Senior cabinet minister Bridget McKenzie insists the Australian government is taking action on climate change, even if some people don’t like its approach.

Australia has scored zero out of 100 on policy in the latest international climate change performance index.

The country dropped backwards to 56th place in the world rankings and its performance was marked “low” in two of four categories – greenhouse emissions and renewable energy.

Its rating was even worse in the other two categories – energy use and climate policy – where it scored a “very low” ranking.

The annual index comes as Australia comes under attack for using an accounting trick to meet its international climate change targets.

Senator McKenzie, who oversees an agriculture industry responsible for nearly 15 per cent of Australia’s carbon emissions, is quite comfortable using “carry-over credits” to meet climate targets.

“We are taking strong action,” she told reporters on Wednesday.

“People might not like the way we’re doing it, but that’s not to say that we’re not actually doing it.”

Overnight, Australia’s energy minister called on other countries to reduce their carbon emissions in his major address to a UN climate change conference.

Angus Taylor also urged action on shoring up the legitimacy of the global carbon trading market, which some say is undermined by corruption.

“Here in Madrid, we need to finalise arrangements for Paris agreement carbon markets that give us confidence traded carbon units represent genuine emissions reductions,” Mr Taylor said.

Mr Taylor said Australia remained committed to the Paris agreement and was backing an unprecedented wave of clean energy investment.

Strong messages and targets alone would not address climate change, no matter how ambitious.

“The world needs action to reduce emissions and Australia believes technology is central to achieving this,” he told the COP25 summit.

Mr Taylor called on delegates to finalise arrangements for carbon markets under the Paris agreement.

“The Paris agreement sent a powerful signal to the world that countries are serious about climate action,” he said.

“Australia is committed to the Paris agreement.”

Enele Sopoaga, the former prime minister of Tuvalu, was highly critical of his speech.

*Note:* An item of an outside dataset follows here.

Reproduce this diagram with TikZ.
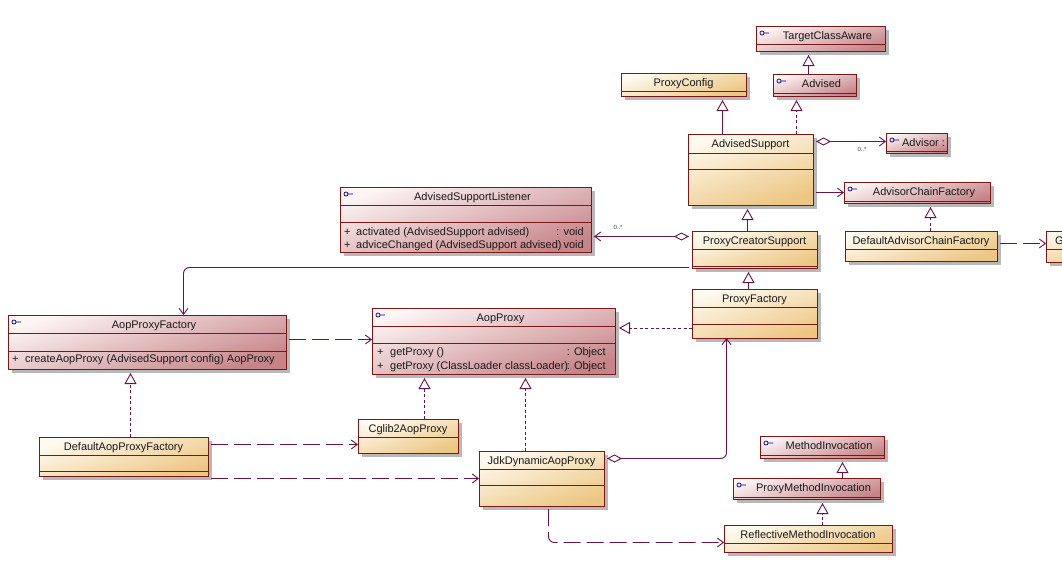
\documentclass[tikz,border=0pt]{standalone}
\usepackage{fontspec}
\setmainfont{Liberation Sans}
\usepackage{xcolor}
\usetikzlibrary{arrows.meta,shadows}
\definecolor{cedge}{RGB}{122,24,24}
\definecolor{cline}{RGB}{100,20,70}
\definecolor{clsA}{RGB}{255,250,240}
\definecolor{clsB}{RGB}{236,198,130}
\definecolor{ifcA}{RGB}{253,244,244}
\definecolor{ifcB}{RGB}{198,132,136}
\tikzset{
  box/.style ={draw=cedge,line width=0.9pt,anchor=north west,outer sep=0pt,inner xsep=0pt,inner ysep=3pt,
               text height=10pt,font=\fontsize{11}{13}\selectfont,text=black!90,
               drop shadow={shadow xshift=4pt,shadow yshift=-4pt,fill=black!28,opacity=1}},
  cls/.style ={box,top color=clsA,bottom color=clsB,shading angle=18},
  ifc/.style ={box,top color=ifcA,bottom color=ifcB,shading angle=18,execute at begin node=\hspace*{14pt},
               path picture={\draw[blue!50!black,line width=0.7pt] ([shift={(6,7)}]path picture bounding box.north west) circle (2pt)
                 ++(2,0) -- ++(5,0);}},
  mth/.style ={anchor=base west,inner sep=0pt,font=\fontsize{11}{13}\selectfont,text=black!90},
  mthr/.style={mth,anchor=base east},
  mult/.style={inner sep=0pt,font=\fontsize{6}{7}\selectfont,text=black!75},
  cut/.style ={cedge,line width=0.9pt},
  gen/.style ={cline,line width=0.9pt,-{Triangle[open,length=11pt,width=12pt,fill=white]},shorten >=4pt},
  rea/.style ={gen,dash pattern=on 3pt off 2.5pt},
  dep/.style ={cline,line width=0.9pt,dash pattern=on 17pt off 6pt,-{Straight Barb[length=6pt,width=9pt]},shorten <=3pt},
  ass/.style ={cline,line width=0.9pt,-{Straight Barb[length=6pt,width=9pt]},shorten <=3pt},
  agg/.style ={cline,line width=0.9pt,{Diamond[open,length=15pt,width=8pt,fill=white]}-{Straight Barb[length=6pt,width=9pt]},shorten <=3pt},
}

\begin{document}
\begin{tikzpicture}[x=1pt,y=-1pt]
  \useasboundingbox (0,0) rectangle (1062,562);
  % top right
  \node[ifc,minimum width=129pt,text depth=9pt]  (tca)  at (756,26)  {TargetClassAware};
  \node[ifc,minimum width=83pt,text depth=6pt]   (adv)  at (773,74)  {Advised};
  \node[cls,minimum width=125pt,text depth=7pt]  (pcf)  at (621,73)  {ProxyConfig};
  \node[cls,minimum width=125pt,text depth=55pt] (as)   at (688,134) {AdvisedSupport};
  \node[ifc,minimum width=61pt,text depth=4pt]   (ador) at (886,133) {Advisor :};
  \node[ifc,minimum width=146pt,text depth=5pt]  (acf)  at (844,182) {AdvisorChainFactory};
  \node[cls,minimum width=152pt,text depth=14pt] (dacf) at (845,231) {DefaultAdvisorChainFactory};
  \node[cls,minimum width=125pt,text depth=21pt] (pcs)  at (692,231) {ProxyCreatorSupport};
  \node[cls,text width=51pt,inner xsep=9pt,align=left,text depth=15pt] (gcf) at (1046,231) {G};
  \node[cls,minimum width=125pt,text depth=33pt] (pf)   at (692,289) {ProxyFactory};
  % middle
  \node[ifc,minimum width=251pt,text depth=49pt] (lsn)  at (340,187) {AdvisedSupportListener};
  \node[ifc,minimum width=278pt,text depth=38pt] (apf)  at (8,315)   {AopProxyFactory};
  \node[ifc,minimum width=243pt,text depth=50pt] (ap)   at (372,308) {AopProxy};
  % bottom
  \node[cls,minimum width=169pt,text depth=23pt] (dapf) at (39,437)  {DefaultAopProxyFactory};
  \node[cls,minimum width=100pt,text depth=18pt] (cg)   at (358,419) {Cglib2AopProxy};
  \node[cls,minimum width=125pt,text depth=39pt] (jdk)  at (479,451) {JdkDynamicAopProxy};
  \node[ifc,minimum width=124pt,text depth=6pt]  (mi)   at (760,436) {MethodInvocation};
  \node[ifc,minimum width=147pt,text depth=5pt]  (pmi)  at (733,478) {ProxyMethodInvocation};
  \node[cls,minimum width=168pt,text depth=11pt] (rmi)  at (724,525) {ReflectiveMethodInvocation};
  % compartments
  \foreach \n/\d in {tca/18,adv/19,pcf/18,as/19,as/35,ador/18,acf/19,dacf/18,pcs/18,pcs/35,gcf/18,pf/18,pf/35,
                     lsn/18,lsn/35,apf/18,apf/36,ap/18,ap/35,dapf/18,dapf/34,cg/18,jdk/18,jdk/34,mi/19,pmi/19,rmi/18}
    \draw[cut] ([yshift=-\d pt]\n.north west) -- ([yshift=-\d pt]\n.north east);
  % operations
  \node[mth]  (lsnp1) at (344,235) {+};
  \node[mth]  (lsnm1) at (356,235) {activated (AdvisedSupport advised)};
  \node[mthr] (lsnt1) at (584,235) {: void};
  \node[mth]  (lsnp2) at (344,248) {+};
  \node[mth]  (lsnm2) at (356,248) {adviceChanged (AdvisedSupport advised)};
  \node[mthr] (lsnt2) at (584,248) {void};
  \node[mth]  (apfp)  at (12,362)  {+};
  \node[mth]  (apfm)  at (25,362)  {createAopProxy (AdvisedSupport config) AopProxy};
  \node[mth]  (app1)  at (377,355) {+};
  \node[mth]  (apm1)  at (390,355) {getProxy ()};
  \node[mthr] (apt1)  at (606,355) {: Object};
  \node[mth]  (app2)  at (377,369) {+};
  \node[mth]  (apm2)  at (390,369) {getProxy (ClassLoader classLoader)};
  \node[mthr] (apt2)  at (606,369) {: Object};
  % inheritance, solid and dashed
  \draw[gen] ([xshift=-6pt]adv.north) -- ([xshift=-12pt]tca.south);
  \draw[gen] ([xshift=-28pt]as.north) -- ([xshift=39pt]pcf.south);
  \draw[rea] ([xshift=46pt]as.north) -- ([xshift=-18pt]adv.south);
  \draw[gen] ([xshift=-7pt]pcs.north) -- ([xshift=-3pt]as.south);
  \draw[rea] ([xshift=9.5pt]dacf.north) -- ([xshift=13.5pt]acf.south);
  \draw[gen] ([xshift=-6pt]pf.north) -- ([xshift=-6pt]pcs.south);
  \draw[rea] ([yshift=-14.5pt]pf.west) -- ([yshift=13pt]ap.east);
  \draw[rea] ([xshift=7pt]dapf.north) -- ([xshift=-16.5pt]apf.south);
  \draw[rea] ([xshift=16.5pt]cg.north) -- ([xshift=-69pt]ap.south);
  \draw[rea] ([xshift=-16pt]jdk.north) -- ([xshift=32pt]ap.south);
  \draw[gen] ([xshift=36pt]pmi.north) -- ([xshift=20.5pt]mi.south);
  \draw[rea] ([xshift=14.5pt]rmi.north) -- ([xshift=16pt]pmi.south);
  % associations
  \draw[agg] ([yshift=28pt]as.east) -- ([yshift=1.5pt]ador.west);
  \node[mult] (m1) at (862,149) {0..*};
  \draw[ass] ([yshift=-23pt]as.east) -- (acf.west);
  \draw[agg] ([yshift=13pt]pcs.west) -- ([yshift=-17pt,xshift=3pt]lsn.east);
  \node[mult] (m2) at (618,227) {0..*};
  \draw[ass,rounded corners=6pt] ([yshift=-18pt]pcs.west) -| ([xshift=36.5pt]apf.north);
  \draw[agg,rounded corners=6pt] ([yshift=20pt]jdk.east) -| ([xshift=-28pt]pf.south);
  % dependencies
  \draw[dep] ([yshift=2.5pt]dacf.east) -- ([yshift=3pt]gcf.west);
  \draw[dep] ([yshift=2.5pt]apf.east) -- ([yshift=1.5pt]ap.west);
  \draw[dep] ([yshift=12pt]dapf.east) -- ([yshift=-8.5pt]cg.west);
  \draw[dep] ([yshift=-22pt]dapf.east) -- (jdk.west);
  \draw[dep,rounded corners=6pt] ([xshift=7pt]jdk.south) |- ([yshift=-4pt]rmi.west);
\end{tikzpicture}
\end{document}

“People on the front lines of the climate crisis, like Pacific islanders facing the obliteration of their homes, need climate action now, not more empty words,” he said.

“Climate change is the number one threat facing the Pacific islands – by refusing to take the crisis seriously, (Australian Prime Minister) Scott Morrison has no right to call the Pacific ‘family’.”

Australia has pledged to reduce emissions by 26 per cent below 2005 levels by 2030 as part of the Paris agreement.

However, government projections show more than half that target will be achieved through carryover credits from achieving goals of the Kyoto protocol.